6.  Jairo is one of those special friendships that happen by pure chance.  You order a cab one day, instead of walking, and *poof*, kindred spirit.  Jairo is a cab driver with dreams of being a medical technician.  Willow encourages him, and in turn, he watches out for the strange little girl who checks his papers before driving with him, gives medical advice, offers him so much inspiration, and changes his life.

7.  Friendship, love, loss, selflessness, kindness, angels, inspiration, sharing, fear, loneliness, tears, giggles, oddballs, mutants, miracles, Cheddar, and family.

Everyone can read this book.  You will need a handful of tissues by the end, even as you stand and cheer.

Counting By 7s is published by Dial Books.




Rainbow Rowell has done it again with Fangirl.  Her captivating characters and twisting and turning storyline will have you up all night; why waste time sleeping when you can find out what happens with Cath?

Cather and Wren are twins (unexpected ones, and as their mother didn’t have another name she liked, she divided one), who have lived their entire lives as a pair.  They have lived and breathed Simon Snow (an alternate universe Harry Potter) novels for years; the fantasy world helped them through the tough years when their mother disappeared from their lives.  Their biggest disappointment when they turned 18 was realizing they were too old to attend Warwick School of Magicks!

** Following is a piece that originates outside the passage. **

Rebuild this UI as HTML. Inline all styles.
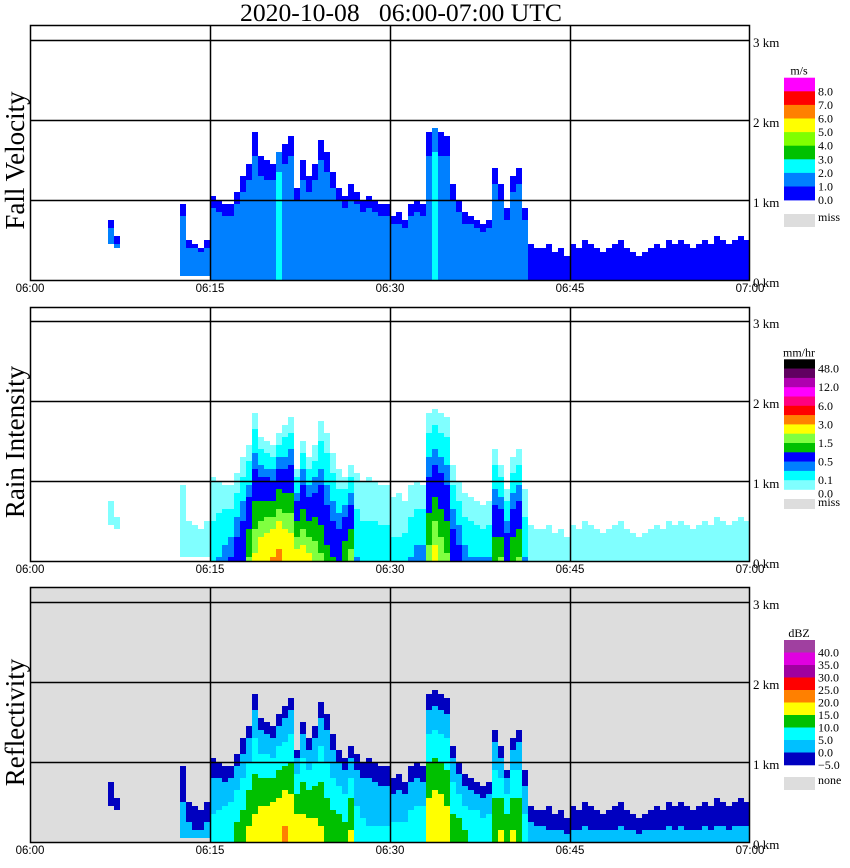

The twins are starting college in Nebraska, and Wren pulls away from Cath, needing to have her own identity as they move away from home.  She wants a new roommate, different classes, and different friends. Cath is more reserved, and cannot understand why Wren is suddenly so different.  She still lives in the world of Simon Snow and the Mages, writes fanfic, quotes canon, worries about her unstable father, and fears the unknown.

But even her fanfic cannot keep her from reality.  Her new roommate, Reagan, is a tough, worldly girl from a small town, with a best friend Levi, who hangs around and disrupts Cath’s life even more.

Levi and Reagan are great charcters.  I love Reagan’s toughness, and her overwhelming practicality and acceptance of life being what it is.  Levi’s existence seems to be based on making sure everyone around him is relaxed and having fun.  They are both kind, even if it is not obvious at first blush. Cath takes her classes, writes with Nick in the library (we do NOT like Nick), and gradually creeps out of her shell.  So gradually, she doesn’t seem to realize it is happening.  And she doesn’t recognize her own strength when dealing with difficult and challenging situations.

Like Eleanor and Park, Cath and Wren are very much alive, dealing with real failures and real triumphs.  They both had the capacity to annoy me, and make me laugh.  Rowell has a natural voice with her characters, and loves a happy ending.

My only criticism is the “exerpts” from the Simon Snow books and Cath’s fanfic seemed to be filler.  I did read them in the beginning, but did not find that they were adding to the story, for me.  Yes, there were parallels to Cath’s life, and yes, they fit in well with her obsession with Simon, but the time it took to read them took me away from the story I cared about, without enhancing it.

Appropriate for all teens.  Rowell deals with the issue of mental illness in the story, honestly, as well as some PG-13 discussion and hints of sex.

Fangirl is published by St Martin’s Press.